> **What needs to be done**:
Count how many lines in the material below hold the word "with"; the reply is that number alone.

:::

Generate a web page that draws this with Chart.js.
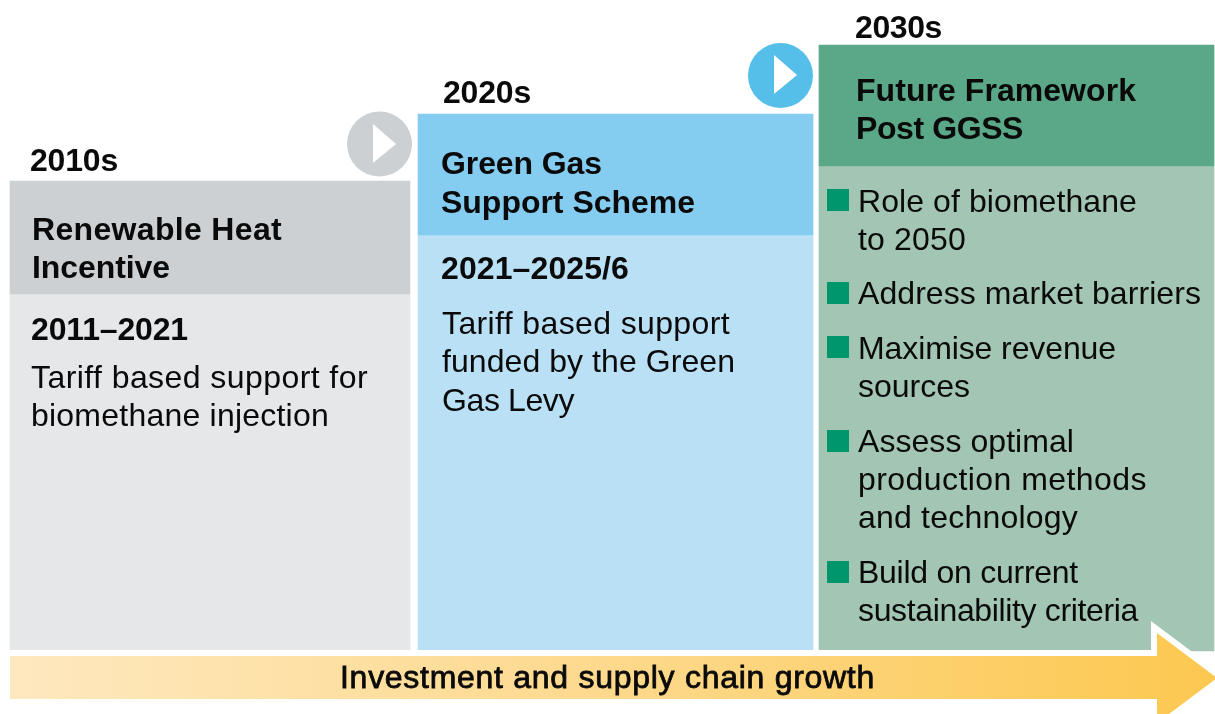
<!DOCTYPE html>
<html>
<head>
<meta charset="utf-8">
<title>Green gas support timeline</title>
<style>
  html, body { margin: 0; padding: 0; background: #fff; }
  canvas { display: block; }
</style>
<script src="https://cdn.jsdelivr.net/npm/chart.js@4/dist/chart.umd.min.js"></script>
</head>
<body>
<canvas id="myChart" width="1215" height="714"></canvas>
<script>
// the chart values, axis units run 0-1215 across and 0-714 down
var decades = ['2010s', '2020s', '2030s'];
var headings = [['Renewable Heat', 'Incentive'], ['Green Gas', 'Support Scheme'], ['Future Framework', 'Post GGSS']];
var periods = ['2011–2021', '2021–2025/6'];
var panelText = [['Tariff based support for', 'biomethane injection'], ['Tariff based support', 'funded by the Green', 'Gas Levy']];
var bullets = [['Role of biomethane', 'to 2050'], ['Address market barriers'], ['Maximise revenue', 'sources'],
  ['Assess optimal', 'production methods', 'and technology'], ['Build on current', 'sustainability criteria']];
var arrowLabel = 'Investment and supply chain growth';

var panelStart = [10, 418, 819];
var panelEnd = [410, 813, 1214];
var headerTop = [181, 114, 45];
var headerBottom = [294, 235, 166];
var panelBottom = [651, 651, 651];
var bulletY = [200, 293, 347, 441, 572];
var circleX = [379.5, 780.5];
var circleY = [144, 75.5];

var headerColors = ['#cdd0d3', '#85cdf0', '#5ba888'];
var bodyColors = ['#e6e7e9', '#bae0f6', '#a2c6b3'];
var circleColors = ['#cdd0d3', '#55bee9'];

var arrowOutline = [
  {x: 10, y: 656}, {x: 1157, y: 656}, {x: 1157, y: 633}, {x: 1217, y: 678},
  {x: 1157, y: 723}, {x: 1157, y: 699}, {x: 10, y: 699}, {x: 10, y: 656}
];
var playOne = [{x: 373, y: 124}, {x: 396, y: 144}, {x: 373, y: 163}, {x: 373, y: 124}];
var playTwo = [{x: 774, y: 55}, {x: 797, y: 75}, {x: 774, y: 94}, {x: 774, y: 55}];

var ctx = document.getElementById('myChart').getContext('2d');

var arrowGradient = ctx.createLinearGradient(10, 0, 1215, 0);
arrowGradient.addColorStop(0, '#fee8bf');
arrowGradient.addColorStop(0.5, '#fdd98c');
arrowGradient.addColorStop(1, '#fcc850');

function shape(points, color, order) {
  return {
    type: 'line', data: points, order: order, fill: 'shape', tension: 0,
    backgroundColor: color, borderWidth: 0, borderColor: color, pointRadius: 0, clip: false
  };
}

var datasets = [];

// lowest order is drawn last, so arrow and play marks come first
datasets.push(shape(arrowOutline, arrowGradient, 1));
var outline = shape(arrowOutline, '#ffffff', 2);
outline.borderWidth = 12;
outline.borderJoinStyle = 'miter';
datasets.push(outline);
datasets.push(shape(playOne, '#ffffff', 3));
datasets.push(shape(playTwo, '#ffffff', 4));

datasets.push({
  type: 'scatter', order: 5, pointStyle: 'circle', pointRadius: 32.5, pointBorderWidth: 0,
  data: circleX.map(function(x, i) { return {x: x, y: circleY[i]}; }),
  pointBackgroundColor: circleColors
});

datasets.push({
  type: 'scatter', order: 6, pointStyle: 'rect', pointRadius: 15.56, pointBorderWidth: 0,
  data: bulletY.map(function(y) { return {x: 838, y: y}; }),
  pointBackgroundColor: '#00966c'
});

decades.forEach(function(d, i) {
  var centre = (panelStart[i] + panelEnd[i]) / 2;
  var width = panelEnd[i] - panelStart[i];
  datasets.push({
    type: 'bar', label: d + ' header', order: 7, barThickness: width, backgroundColor: headerColors[i],
    data: [{x: centre, y: [headerTop[i], headerBottom[i]]}]
  });
  datasets.push({
    type: 'bar', label: d + ' body', order: 8, barThickness: width, backgroundColor: bodyColors[i],
    data: [{x: centre, y: [headerBottom[i], panelBottom[i]]}]
  });
});

// right is where the line ends in the reference, letter spacing is fitted to it
function put(c, chart, text, x, y, bold, right) {
  c.font = (bold ? 'bold ' : '') + '32px "Liberation Sans"';
  c.letterSpacing = '0px';
  var extra = (right - x - c.measureText(text).width) / text.length;
  c.letterSpacing = extra.toFixed(3) + 'px';
  c.fillText(text, chart.scales.x.getPixelForValue(x), chart.scales.y.getPixelForValue(y));
}

function putLines(c, chart, lines, x, ys, bold, rights) {
  lines.forEach(function(line, i) { put(c, chart, line, x, ys[i], bold, rights[i]); });
}

var textPlugin = {
  id: 'diagramText',
  afterDatasetsDraw: function(chart) {
    var c = chart.ctx;
    c.save();
    c.fillStyle = '#0a0a0a';
    c.textBaseline = 'alphabetic';
    c.textAlign = 'left';

    put(c, chart, decades[0], 30, 171, true, 118);
    put(c, chart, decades[1], 443, 103, true, 531);
    put(c, chart, decades[2], 855, 38, true, 942);

    putLines(c, chart, headings[0], 32, [240, 278], true, [282, 170]);
    putLines(c, chart, headings[1], 441, [174, 213], true, [602, 695]);
    putLines(c, chart, headings[2], 856, [101, 139], true, [1136, 1023]);

    put(c, chart, periods[0], 31, 340, true, 188);
    put(c, chart, periods[1], 441, 279, true, 629);

    putLines(c, chart, panelText[0], 31, [388, 426], false, [368, 329]);
    putLines(c, chart, panelText[1], 442, [334, 372, 411], false, [730, 735, 574]);

    putLines(c, chart, bullets[0], 858, [212, 250], false, [1137, 966]);
    putLines(c, chart, bullets[1], 858, [304], false, [1201]);
    putLines(c, chart, bullets[2], 858, [359, 397], false, [1116, 970]);
    putLines(c, chart, bullets[3], 858, [452, 490, 528], false, [1074, 1147, 1078]);
    putLines(c, chart, bullets[4], 858, [583, 621], false, [1078, 1138]);

    // the arrow label is a medium weight, regular with a thin stroke comes closest
    put(c, chart, arrowLabel, 340, 688, false, 875);
    c.strokeStyle = '#0a0a0a';
    c.lineWidth = 0.8;
    c.strokeText(arrowLabel, chart.scales.x.getPixelForValue(340), chart.scales.y.getPixelForValue(688));
    c.restore();
  }
};

var myChart = new Chart(ctx, {
  type: 'bar',
  data: { datasets: datasets },
  plugins: [textPlugin],
  options: {
    responsive: false,
    animation: false,
    layout: { padding: 0, autoPadding: false },
    plugins: { legend: { display: false }, tooltip: { enabled: false } },
    datasets: { bar: { grouped: false } },
    scales: {
      x: { type: 'linear', display: false, min: 0, max: 1215, offset: false },
      y: { type: 'linear', display: false, min: 0, max: 714, reverse: true }
    }
  }
});
</script>
</body>
</html>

:::

> **Exercise result**:
2